Information given:
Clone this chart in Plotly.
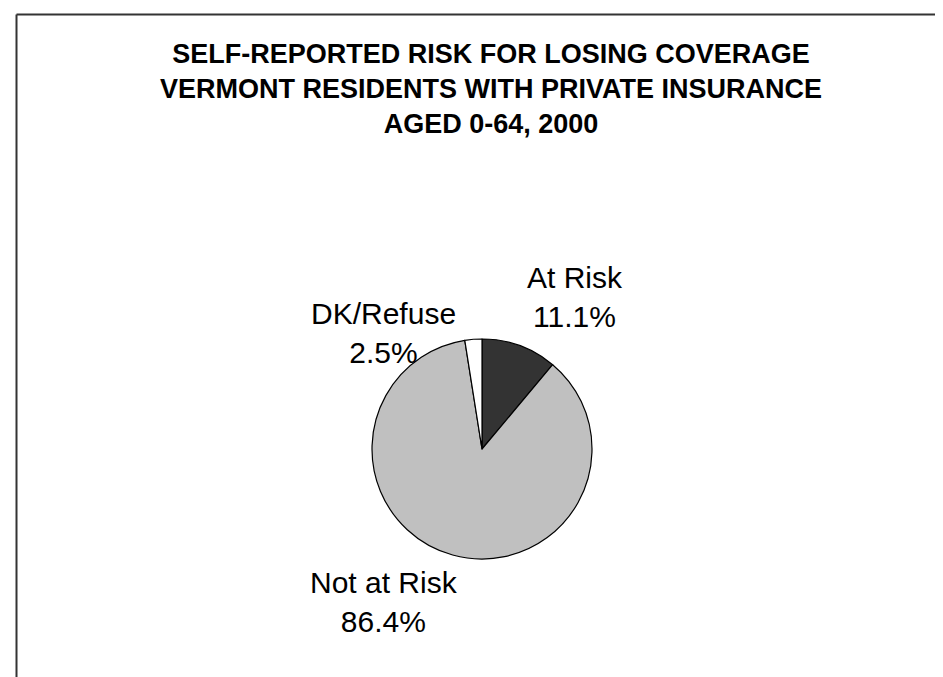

--

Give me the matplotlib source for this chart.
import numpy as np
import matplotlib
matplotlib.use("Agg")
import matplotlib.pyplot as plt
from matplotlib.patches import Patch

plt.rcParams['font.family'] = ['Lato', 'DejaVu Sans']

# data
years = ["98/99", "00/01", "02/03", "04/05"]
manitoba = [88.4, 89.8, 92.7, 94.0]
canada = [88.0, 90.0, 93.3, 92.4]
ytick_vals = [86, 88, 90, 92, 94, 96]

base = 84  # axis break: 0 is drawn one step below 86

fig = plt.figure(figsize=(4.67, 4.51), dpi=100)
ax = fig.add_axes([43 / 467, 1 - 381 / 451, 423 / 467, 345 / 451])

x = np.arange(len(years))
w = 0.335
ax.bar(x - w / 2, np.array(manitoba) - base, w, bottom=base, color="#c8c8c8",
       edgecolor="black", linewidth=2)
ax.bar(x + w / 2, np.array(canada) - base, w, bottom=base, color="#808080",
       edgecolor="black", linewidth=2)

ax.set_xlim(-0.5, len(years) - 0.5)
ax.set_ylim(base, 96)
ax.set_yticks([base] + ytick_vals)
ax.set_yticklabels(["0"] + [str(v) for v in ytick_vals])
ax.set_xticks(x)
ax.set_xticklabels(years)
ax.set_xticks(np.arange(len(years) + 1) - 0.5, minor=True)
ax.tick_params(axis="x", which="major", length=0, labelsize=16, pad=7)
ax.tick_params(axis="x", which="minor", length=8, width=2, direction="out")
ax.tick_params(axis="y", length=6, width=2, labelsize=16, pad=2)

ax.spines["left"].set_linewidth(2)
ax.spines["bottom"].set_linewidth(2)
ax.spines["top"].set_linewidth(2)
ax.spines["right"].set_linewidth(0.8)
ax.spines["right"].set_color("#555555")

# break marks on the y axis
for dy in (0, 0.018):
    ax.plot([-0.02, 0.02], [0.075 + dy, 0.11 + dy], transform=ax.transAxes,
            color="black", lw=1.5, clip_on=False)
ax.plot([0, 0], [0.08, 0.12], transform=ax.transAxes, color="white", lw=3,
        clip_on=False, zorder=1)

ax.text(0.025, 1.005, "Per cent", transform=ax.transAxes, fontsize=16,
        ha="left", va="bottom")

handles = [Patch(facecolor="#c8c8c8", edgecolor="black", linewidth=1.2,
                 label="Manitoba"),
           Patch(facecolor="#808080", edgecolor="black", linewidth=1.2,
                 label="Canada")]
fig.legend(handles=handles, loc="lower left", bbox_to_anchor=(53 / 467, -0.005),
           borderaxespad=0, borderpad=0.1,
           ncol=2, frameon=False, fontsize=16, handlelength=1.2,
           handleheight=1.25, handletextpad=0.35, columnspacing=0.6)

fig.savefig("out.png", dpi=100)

Directions: Search the records for the word "this" and copy every line where it occurs.

Finished exercise:
Clone this chart in Plotly.
Give me the matplotlib source for this chart.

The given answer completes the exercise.